#### Information supplied
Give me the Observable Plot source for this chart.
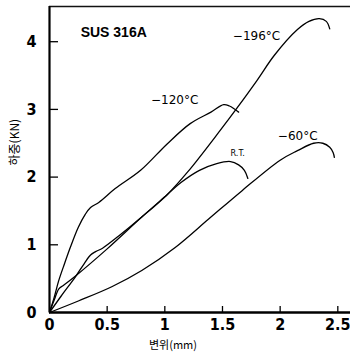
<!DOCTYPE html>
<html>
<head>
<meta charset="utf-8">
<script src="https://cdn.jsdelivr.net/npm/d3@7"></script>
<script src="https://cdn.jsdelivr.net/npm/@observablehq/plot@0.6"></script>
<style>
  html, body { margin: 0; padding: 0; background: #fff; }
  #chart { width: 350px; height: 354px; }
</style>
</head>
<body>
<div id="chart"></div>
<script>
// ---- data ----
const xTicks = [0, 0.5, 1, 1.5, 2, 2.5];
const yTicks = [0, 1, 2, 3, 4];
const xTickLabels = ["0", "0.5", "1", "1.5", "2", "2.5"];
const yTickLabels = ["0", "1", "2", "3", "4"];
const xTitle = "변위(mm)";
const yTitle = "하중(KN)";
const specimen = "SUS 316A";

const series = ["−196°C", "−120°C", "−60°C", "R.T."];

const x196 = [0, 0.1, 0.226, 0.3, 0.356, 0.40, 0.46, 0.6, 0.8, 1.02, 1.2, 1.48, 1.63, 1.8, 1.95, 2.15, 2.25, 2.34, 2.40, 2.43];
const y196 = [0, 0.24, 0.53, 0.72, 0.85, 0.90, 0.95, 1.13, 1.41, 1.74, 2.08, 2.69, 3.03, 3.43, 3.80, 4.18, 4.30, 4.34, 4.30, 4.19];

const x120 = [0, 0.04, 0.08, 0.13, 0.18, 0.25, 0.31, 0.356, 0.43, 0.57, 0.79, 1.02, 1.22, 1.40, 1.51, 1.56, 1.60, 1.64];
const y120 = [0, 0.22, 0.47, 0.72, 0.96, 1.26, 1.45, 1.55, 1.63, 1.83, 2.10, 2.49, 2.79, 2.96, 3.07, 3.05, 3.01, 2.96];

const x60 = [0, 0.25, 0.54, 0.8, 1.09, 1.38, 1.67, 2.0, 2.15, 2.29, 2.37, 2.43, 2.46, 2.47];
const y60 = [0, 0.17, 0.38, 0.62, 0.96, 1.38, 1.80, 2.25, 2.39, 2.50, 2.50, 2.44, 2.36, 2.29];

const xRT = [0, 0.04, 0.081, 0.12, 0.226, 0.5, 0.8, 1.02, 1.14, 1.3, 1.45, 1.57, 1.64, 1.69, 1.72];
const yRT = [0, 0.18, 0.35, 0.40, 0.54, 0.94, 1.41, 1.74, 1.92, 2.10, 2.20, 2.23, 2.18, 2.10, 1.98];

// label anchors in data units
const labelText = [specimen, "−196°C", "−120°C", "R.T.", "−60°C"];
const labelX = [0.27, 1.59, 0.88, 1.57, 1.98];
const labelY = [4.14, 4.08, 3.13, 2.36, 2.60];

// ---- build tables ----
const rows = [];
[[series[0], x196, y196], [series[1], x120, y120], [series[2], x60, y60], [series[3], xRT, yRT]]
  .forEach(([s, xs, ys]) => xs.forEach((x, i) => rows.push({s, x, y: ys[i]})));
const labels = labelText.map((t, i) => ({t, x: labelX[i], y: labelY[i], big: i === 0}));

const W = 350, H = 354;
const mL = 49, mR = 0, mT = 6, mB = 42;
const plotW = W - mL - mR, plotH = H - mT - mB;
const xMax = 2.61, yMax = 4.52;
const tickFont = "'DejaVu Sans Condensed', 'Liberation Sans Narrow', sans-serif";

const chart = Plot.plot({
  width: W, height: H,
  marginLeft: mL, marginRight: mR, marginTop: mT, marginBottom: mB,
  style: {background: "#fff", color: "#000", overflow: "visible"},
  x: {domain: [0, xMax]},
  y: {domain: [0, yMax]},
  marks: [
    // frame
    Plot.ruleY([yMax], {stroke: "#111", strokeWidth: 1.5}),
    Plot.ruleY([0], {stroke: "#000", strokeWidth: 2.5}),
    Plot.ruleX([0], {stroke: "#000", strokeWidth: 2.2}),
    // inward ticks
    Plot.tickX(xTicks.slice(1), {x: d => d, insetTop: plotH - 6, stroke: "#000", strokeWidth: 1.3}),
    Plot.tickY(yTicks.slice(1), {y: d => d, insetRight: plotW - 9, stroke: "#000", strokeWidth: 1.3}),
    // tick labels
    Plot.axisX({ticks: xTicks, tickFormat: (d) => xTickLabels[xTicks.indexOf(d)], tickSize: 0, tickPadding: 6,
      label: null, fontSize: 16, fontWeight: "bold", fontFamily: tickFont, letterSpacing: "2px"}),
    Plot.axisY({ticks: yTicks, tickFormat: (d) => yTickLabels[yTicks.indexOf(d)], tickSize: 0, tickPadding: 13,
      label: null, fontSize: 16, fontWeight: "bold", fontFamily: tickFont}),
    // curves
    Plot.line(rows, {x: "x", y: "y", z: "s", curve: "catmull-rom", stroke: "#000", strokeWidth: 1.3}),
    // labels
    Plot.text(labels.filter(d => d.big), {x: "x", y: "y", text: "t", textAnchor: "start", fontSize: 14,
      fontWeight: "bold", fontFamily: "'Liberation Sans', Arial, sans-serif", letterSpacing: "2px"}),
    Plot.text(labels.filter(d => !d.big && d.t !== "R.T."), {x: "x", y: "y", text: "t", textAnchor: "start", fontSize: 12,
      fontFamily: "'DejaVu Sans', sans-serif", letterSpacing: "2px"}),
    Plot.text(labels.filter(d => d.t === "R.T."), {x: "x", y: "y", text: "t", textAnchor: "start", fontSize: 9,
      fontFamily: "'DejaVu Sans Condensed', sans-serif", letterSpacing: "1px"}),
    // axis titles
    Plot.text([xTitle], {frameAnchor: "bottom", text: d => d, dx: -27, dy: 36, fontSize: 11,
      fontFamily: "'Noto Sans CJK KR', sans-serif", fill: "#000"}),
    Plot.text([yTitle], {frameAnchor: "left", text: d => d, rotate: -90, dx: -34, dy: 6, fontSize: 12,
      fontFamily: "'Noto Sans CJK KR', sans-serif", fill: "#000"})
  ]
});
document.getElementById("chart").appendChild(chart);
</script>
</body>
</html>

#### Task to carry out
Pictures are excluded: retype only the lines from the beginning of the listing above through the line with "4.34, 4.30, 4.19];", both included.

#### Full solution
Give me the Observable Plot source for this chart.
<!DOCTYPE html>
<html>
<head>
<meta charset="utf-8">
<script src="https://cdn.jsdelivr.net/npm/d3@7"></script>
<script src="https://cdn.jsdelivr.net/npm/@observablehq/plot@0.6"></script>
<style>
  html, body { margin: 0; padding: 0; background: #fff; }
  #chart { width: 350px; height: 354px; }
</style>
</head>
<body>
<div id="chart"></div>
<script>
// ---- data ----
const xTicks = [0, 0.5, 1, 1.5, 2, 2.5];
const yTicks = [0, 1, 2, 3, 4];
const xTickLabels = ["0", "0.5", "1", "1.5", "2", "2.5"];
const yTickLabels = ["0", "1", "2", "3", "4"];
const xTitle = "변위(mm)";
const yTitle = "하중(KN)";
const specimen = "SUS 316A";

const series = ["−196°C", "−120°C", "−60°C", "R.T."];

const x196 = [0, 0.1, 0.226, 0.3, 0.356, 0.40, 0.46, 0.6, 0.8, 1.02, 1.2, 1.48, 1.63, 1.8, 1.95, 2.15, 2.25, 2.34, 2.40, 2.43];
const y196 = [0, 0.24, 0.53, 0.72, 0.85, 0.90, 0.95, 1.13, 1.41, 1.74, 2.08, 2.69, 3.03, 3.43, 3.80, 4.18, 4.30, 4.34, 4.30, 4.19];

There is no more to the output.